(Data listing)

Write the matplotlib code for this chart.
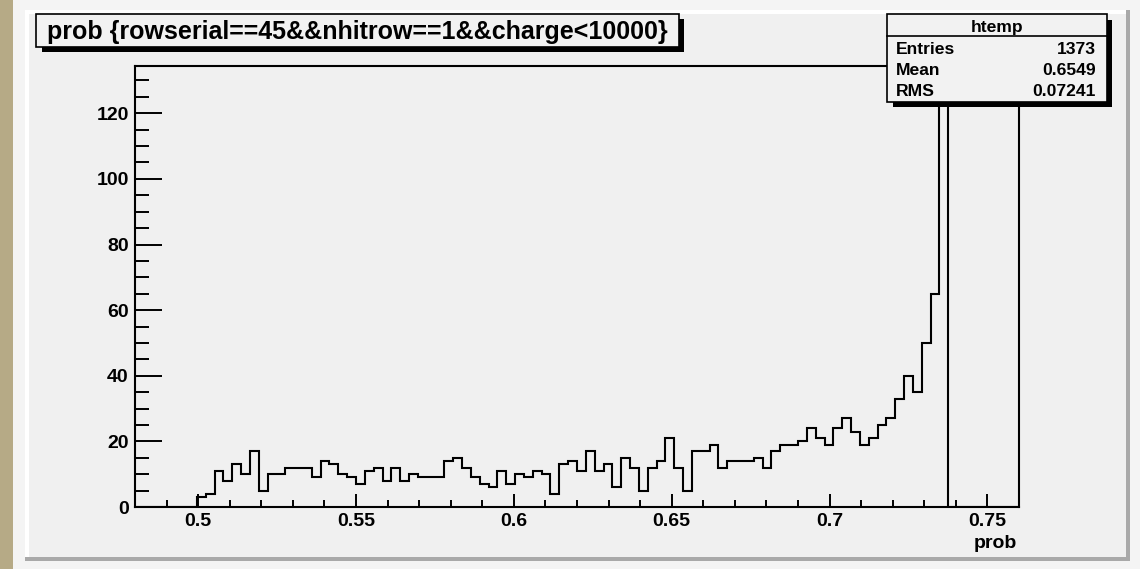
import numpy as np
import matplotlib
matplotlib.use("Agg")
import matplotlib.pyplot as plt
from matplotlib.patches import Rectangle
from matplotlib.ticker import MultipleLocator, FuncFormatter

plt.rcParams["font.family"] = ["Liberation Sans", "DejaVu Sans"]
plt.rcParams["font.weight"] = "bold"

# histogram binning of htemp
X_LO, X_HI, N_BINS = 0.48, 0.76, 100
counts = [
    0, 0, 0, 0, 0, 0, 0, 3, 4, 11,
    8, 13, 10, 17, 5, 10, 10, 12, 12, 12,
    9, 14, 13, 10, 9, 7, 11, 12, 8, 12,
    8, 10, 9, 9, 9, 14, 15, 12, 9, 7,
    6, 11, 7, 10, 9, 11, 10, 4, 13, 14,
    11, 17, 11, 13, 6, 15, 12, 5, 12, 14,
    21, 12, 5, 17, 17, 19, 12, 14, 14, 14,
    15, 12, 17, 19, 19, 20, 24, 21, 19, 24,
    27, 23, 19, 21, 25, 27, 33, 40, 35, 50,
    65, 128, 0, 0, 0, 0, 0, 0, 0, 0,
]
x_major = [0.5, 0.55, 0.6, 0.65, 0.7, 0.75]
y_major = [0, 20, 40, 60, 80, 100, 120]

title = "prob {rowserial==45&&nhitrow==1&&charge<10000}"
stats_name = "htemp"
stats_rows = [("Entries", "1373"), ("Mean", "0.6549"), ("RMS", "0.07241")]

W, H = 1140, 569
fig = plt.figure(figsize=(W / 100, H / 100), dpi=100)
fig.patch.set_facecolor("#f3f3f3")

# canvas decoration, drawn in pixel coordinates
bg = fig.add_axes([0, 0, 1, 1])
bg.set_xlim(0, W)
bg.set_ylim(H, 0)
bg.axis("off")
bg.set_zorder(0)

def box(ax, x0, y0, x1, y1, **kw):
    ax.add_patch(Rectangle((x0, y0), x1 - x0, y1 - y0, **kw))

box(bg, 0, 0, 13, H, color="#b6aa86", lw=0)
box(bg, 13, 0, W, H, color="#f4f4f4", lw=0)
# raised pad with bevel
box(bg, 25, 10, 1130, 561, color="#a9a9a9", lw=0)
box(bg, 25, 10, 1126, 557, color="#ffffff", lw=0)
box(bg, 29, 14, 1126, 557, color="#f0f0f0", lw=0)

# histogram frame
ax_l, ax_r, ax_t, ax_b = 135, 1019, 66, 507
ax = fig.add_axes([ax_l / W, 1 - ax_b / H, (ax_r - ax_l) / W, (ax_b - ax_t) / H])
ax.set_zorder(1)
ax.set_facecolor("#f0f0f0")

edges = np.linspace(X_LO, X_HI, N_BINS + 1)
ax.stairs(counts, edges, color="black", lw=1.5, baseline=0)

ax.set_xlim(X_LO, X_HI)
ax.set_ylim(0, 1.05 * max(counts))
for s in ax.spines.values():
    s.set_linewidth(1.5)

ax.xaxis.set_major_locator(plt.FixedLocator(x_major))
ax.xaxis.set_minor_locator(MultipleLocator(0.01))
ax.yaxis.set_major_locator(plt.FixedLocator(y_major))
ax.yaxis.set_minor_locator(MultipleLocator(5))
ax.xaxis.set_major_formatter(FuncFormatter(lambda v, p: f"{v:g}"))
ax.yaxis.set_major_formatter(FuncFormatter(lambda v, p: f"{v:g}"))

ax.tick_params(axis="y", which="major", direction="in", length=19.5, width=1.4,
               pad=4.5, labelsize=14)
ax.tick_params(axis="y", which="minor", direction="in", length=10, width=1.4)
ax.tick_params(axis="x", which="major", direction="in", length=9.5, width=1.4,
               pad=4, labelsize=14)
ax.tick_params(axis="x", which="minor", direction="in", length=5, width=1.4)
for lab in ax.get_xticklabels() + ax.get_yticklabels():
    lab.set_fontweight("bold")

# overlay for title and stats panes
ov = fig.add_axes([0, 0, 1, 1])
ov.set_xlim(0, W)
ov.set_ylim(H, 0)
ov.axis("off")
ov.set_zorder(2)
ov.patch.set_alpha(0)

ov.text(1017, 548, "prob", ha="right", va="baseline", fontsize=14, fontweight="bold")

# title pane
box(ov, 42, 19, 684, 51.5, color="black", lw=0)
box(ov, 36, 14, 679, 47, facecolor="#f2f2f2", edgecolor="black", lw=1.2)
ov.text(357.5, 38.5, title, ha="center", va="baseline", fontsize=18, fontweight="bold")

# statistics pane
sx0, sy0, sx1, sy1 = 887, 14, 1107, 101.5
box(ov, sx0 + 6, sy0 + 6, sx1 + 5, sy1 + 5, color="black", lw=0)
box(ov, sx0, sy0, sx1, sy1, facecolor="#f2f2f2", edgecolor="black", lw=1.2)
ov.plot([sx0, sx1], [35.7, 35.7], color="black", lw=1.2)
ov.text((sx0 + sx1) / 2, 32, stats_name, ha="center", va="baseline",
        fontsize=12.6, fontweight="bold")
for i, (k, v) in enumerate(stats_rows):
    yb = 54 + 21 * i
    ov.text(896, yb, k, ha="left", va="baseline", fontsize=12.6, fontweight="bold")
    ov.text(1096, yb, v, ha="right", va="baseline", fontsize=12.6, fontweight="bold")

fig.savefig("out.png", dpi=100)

==

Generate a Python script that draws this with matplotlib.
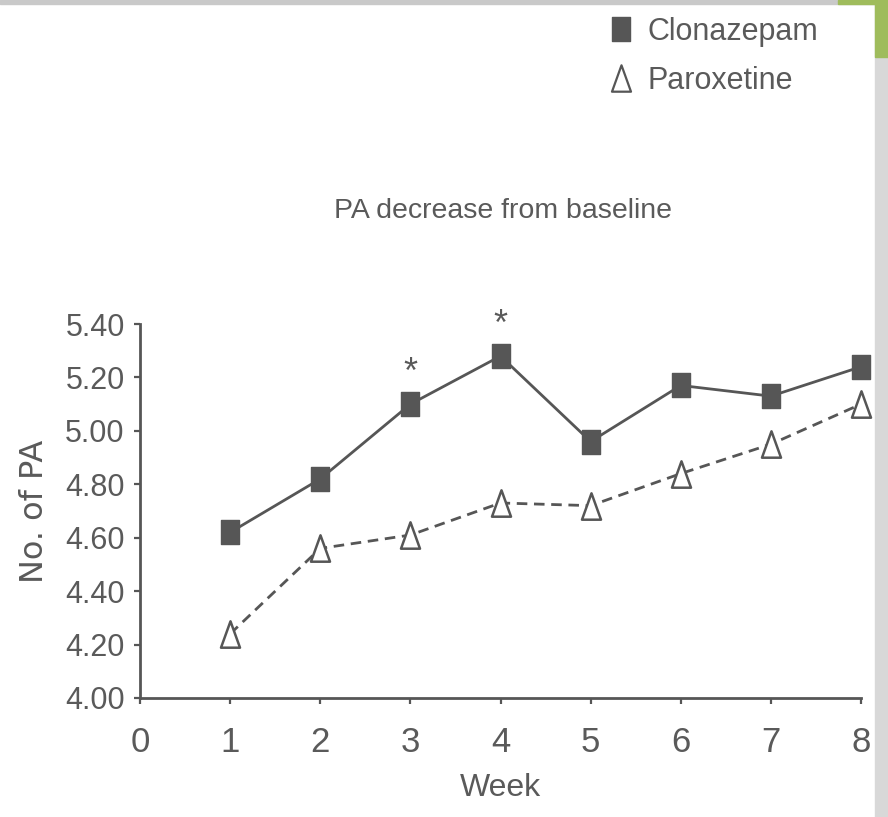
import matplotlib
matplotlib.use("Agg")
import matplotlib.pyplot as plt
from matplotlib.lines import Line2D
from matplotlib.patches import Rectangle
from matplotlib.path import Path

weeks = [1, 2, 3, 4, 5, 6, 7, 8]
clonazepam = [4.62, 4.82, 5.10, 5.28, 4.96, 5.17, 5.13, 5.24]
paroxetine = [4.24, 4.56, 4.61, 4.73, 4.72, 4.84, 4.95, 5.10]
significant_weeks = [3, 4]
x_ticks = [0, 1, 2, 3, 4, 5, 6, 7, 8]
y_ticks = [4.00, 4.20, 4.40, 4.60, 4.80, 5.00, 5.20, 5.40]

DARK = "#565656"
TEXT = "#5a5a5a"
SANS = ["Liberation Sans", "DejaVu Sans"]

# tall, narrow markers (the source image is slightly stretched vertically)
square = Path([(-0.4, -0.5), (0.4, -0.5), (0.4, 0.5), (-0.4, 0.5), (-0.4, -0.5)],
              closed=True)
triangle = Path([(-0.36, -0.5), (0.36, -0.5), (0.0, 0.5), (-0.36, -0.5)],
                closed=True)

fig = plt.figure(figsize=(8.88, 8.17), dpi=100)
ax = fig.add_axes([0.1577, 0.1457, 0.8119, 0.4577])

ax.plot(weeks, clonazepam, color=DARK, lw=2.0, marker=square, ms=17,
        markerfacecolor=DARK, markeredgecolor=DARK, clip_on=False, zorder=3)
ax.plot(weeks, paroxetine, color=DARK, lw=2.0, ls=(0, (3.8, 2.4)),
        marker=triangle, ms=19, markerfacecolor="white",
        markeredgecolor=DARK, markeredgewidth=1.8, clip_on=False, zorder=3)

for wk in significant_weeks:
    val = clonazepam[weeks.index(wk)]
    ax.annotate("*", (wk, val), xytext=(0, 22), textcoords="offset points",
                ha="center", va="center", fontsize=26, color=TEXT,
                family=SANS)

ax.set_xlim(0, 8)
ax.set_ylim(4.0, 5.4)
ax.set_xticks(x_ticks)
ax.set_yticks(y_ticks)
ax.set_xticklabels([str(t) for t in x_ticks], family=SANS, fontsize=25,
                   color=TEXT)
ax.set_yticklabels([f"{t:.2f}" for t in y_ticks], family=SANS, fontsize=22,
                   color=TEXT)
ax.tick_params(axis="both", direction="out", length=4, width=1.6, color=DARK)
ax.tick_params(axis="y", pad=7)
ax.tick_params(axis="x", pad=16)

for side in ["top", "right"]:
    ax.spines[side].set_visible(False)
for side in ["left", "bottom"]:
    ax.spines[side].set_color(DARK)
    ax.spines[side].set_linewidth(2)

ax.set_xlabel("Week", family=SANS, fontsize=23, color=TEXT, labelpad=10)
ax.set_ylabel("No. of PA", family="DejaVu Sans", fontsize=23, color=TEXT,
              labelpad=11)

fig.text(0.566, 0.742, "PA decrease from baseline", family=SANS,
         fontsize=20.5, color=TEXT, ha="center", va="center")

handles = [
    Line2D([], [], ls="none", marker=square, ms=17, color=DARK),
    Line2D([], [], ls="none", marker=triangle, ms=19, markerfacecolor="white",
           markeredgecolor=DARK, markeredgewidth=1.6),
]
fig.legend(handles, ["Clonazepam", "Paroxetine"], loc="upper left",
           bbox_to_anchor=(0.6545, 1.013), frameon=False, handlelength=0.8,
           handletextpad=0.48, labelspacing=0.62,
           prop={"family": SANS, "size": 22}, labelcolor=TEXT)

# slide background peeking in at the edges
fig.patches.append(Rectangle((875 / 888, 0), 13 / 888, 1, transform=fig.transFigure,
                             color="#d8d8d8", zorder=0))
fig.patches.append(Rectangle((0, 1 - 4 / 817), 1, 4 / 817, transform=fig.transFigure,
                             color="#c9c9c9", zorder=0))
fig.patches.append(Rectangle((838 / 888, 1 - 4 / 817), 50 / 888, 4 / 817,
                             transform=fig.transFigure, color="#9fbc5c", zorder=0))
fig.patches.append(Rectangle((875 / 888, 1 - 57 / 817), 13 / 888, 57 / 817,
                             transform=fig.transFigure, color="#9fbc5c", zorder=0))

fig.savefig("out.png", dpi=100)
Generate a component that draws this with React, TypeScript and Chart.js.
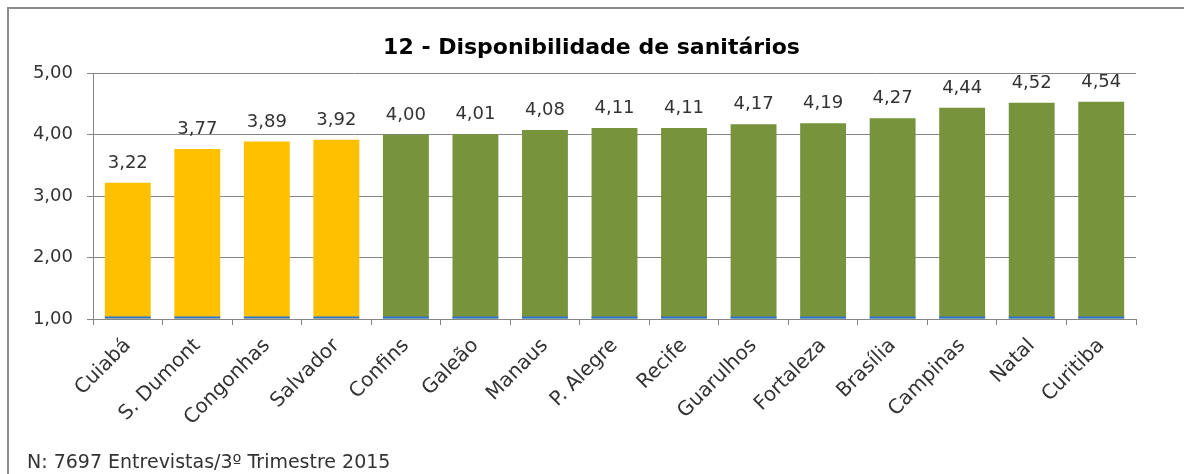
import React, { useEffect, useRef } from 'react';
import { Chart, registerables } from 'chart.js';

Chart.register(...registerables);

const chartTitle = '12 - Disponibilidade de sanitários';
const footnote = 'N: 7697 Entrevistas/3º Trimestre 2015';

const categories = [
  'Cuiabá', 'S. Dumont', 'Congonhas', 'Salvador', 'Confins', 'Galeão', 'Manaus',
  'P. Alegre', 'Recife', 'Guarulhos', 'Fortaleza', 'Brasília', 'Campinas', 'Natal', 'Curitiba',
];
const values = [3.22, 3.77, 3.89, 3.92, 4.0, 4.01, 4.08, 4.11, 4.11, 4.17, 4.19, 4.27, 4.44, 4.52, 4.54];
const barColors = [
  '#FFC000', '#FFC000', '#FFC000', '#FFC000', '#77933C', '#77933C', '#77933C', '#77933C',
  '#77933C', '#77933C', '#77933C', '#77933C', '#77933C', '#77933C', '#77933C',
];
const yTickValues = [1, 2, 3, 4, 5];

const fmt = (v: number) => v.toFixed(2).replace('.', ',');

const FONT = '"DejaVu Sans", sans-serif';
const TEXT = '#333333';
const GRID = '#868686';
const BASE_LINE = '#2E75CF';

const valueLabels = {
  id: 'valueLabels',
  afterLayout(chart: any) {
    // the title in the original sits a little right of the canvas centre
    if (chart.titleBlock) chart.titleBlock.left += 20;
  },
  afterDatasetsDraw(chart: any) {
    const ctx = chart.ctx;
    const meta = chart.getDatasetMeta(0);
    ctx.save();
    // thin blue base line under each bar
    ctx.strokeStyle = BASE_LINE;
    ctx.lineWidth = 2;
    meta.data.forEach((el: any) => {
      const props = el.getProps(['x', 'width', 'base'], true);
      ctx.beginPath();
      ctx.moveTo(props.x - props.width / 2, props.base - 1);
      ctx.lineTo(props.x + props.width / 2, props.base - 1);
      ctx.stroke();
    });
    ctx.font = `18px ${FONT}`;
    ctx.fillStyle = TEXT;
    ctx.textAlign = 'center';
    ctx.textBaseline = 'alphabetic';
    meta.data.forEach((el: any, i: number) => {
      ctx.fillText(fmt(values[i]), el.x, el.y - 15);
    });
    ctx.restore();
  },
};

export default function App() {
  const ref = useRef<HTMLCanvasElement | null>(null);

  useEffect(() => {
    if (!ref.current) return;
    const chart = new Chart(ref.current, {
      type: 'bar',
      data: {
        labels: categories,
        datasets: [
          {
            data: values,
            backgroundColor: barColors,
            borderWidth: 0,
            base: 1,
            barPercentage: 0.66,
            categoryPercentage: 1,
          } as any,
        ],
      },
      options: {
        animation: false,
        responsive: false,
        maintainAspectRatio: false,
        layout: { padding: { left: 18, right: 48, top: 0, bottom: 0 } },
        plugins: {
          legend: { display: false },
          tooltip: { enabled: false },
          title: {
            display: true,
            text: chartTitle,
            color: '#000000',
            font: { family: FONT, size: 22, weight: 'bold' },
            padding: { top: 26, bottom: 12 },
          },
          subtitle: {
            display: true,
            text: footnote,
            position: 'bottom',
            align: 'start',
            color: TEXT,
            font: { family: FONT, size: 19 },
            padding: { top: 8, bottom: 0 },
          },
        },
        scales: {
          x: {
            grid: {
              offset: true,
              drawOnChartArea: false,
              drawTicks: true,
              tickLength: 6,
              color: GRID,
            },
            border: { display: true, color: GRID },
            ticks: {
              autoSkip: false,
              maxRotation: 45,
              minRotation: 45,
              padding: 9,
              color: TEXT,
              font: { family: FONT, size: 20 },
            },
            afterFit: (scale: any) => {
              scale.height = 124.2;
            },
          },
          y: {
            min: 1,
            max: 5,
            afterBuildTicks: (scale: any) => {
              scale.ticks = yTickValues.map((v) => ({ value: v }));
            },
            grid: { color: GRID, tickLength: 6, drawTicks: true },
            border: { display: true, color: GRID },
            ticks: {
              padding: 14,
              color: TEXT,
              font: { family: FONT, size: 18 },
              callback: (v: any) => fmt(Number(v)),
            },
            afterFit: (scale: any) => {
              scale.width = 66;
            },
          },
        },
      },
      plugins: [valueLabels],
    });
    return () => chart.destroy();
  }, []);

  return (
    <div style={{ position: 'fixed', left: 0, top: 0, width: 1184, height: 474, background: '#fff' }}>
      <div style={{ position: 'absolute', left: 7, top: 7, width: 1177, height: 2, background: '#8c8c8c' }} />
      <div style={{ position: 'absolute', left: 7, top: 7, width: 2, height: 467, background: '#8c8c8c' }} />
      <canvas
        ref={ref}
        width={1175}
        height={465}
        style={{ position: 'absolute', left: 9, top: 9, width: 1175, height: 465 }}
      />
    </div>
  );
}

---

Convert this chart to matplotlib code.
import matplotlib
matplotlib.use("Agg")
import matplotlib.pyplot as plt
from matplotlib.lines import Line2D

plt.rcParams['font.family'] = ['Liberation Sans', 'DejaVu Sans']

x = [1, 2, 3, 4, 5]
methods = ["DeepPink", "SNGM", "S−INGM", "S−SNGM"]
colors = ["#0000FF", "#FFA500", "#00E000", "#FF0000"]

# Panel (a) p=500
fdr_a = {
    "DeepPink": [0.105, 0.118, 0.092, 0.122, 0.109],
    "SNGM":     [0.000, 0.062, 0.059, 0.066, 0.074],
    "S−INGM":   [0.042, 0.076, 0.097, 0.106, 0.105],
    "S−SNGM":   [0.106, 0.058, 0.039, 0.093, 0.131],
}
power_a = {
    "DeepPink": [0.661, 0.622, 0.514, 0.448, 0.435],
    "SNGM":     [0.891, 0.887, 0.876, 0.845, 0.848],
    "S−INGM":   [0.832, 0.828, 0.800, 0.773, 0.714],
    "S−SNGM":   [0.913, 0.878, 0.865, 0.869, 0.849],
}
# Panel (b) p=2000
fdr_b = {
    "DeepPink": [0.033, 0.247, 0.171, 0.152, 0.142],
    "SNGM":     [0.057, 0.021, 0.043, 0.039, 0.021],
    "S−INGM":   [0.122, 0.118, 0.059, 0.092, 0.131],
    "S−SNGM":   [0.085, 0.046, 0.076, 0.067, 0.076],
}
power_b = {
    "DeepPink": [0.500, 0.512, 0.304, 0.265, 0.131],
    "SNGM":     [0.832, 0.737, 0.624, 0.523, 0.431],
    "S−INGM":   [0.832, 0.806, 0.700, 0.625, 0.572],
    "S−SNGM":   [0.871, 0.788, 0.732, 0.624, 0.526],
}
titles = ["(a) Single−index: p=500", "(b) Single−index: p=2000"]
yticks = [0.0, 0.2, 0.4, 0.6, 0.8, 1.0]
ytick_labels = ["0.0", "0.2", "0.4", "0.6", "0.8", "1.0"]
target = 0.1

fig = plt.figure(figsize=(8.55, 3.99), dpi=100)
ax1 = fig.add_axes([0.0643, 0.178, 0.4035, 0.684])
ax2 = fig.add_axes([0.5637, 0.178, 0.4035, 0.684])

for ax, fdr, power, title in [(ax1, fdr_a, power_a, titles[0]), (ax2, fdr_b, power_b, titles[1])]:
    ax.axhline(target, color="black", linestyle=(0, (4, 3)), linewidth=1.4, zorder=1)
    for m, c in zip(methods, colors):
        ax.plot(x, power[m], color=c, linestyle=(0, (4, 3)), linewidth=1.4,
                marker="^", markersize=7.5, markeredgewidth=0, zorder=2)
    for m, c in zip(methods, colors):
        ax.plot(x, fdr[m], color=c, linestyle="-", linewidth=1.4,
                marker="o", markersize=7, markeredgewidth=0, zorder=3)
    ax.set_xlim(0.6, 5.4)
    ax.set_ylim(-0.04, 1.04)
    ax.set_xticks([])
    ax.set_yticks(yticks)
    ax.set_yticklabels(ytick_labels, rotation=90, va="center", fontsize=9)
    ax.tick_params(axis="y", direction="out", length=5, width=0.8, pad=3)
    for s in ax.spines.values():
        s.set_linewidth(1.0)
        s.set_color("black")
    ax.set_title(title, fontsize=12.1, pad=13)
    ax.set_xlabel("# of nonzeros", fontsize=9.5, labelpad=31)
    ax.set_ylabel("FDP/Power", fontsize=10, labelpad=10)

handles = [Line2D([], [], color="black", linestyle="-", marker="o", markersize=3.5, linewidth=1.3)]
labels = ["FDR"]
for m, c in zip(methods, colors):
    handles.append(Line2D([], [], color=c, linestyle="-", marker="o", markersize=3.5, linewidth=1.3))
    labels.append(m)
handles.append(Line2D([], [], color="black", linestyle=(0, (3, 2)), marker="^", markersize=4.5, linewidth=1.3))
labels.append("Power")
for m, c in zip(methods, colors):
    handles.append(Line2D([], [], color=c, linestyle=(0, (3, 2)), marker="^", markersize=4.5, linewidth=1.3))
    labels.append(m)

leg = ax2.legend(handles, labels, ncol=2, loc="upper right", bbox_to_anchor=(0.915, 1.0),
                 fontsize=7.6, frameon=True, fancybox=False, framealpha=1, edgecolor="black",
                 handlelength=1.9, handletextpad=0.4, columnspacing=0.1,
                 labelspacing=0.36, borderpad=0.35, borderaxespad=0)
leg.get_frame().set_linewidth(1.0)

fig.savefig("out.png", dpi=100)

PROBLEM REQUIREMENTS
Set down exactly the lines above, from the line containing "Generate a Python" through the line containing "ax = fig.add_axes([0.1577, 0.1457, 0.8119, 0.4577])". Skip the pictures.

TASK RESPONSE
Generate a Python script that draws this with matplotlib.
import matplotlib
matplotlib.use("Agg")
import matplotlib.pyplot as plt
from matplotlib.lines import Line2D
from matplotlib.patches import Rectangle
from matplotlib.path import Path

weeks = [1, 2, 3, 4, 5, 6, 7, 8]
clonazepam = [4.62, 4.82, 5.10, 5.28, 4.96, 5.17, 5.13, 5.24]
paroxetine = [4.24, 4.56, 4.61, 4.73, 4.72, 4.84, 4.95, 5.10]
significant_weeks = [3, 4]
x_ticks = [0, 1, 2, 3, 4, 5, 6, 7, 8]
y_ticks = [4.00, 4.20, 4.40, 4.60, 4.80, 5.00, 5.20, 5.40]

DARK = "#565656"
TEXT = "#5a5a5a"
SANS = ["Liberation Sans", "DejaVu Sans"]

# tall, narrow markers (the source image is slightly stretched vertically)
square = Path([(-0.4, -0.5), (0.4, -0.5), (0.4, 0.5), (-0.4, 0.5), (-0.4, -0.5)],
              closed=True)
triangle = Path([(-0.36, -0.5), (0.36, -0.5), (0.0, 0.5), (-0.36, -0.5)],
                closed=True)

fig = plt.figure(figsize=(8.88, 8.17), dpi=100)
ax = fig.add_axes([0.1577, 0.1457, 0.8119, 0.4577])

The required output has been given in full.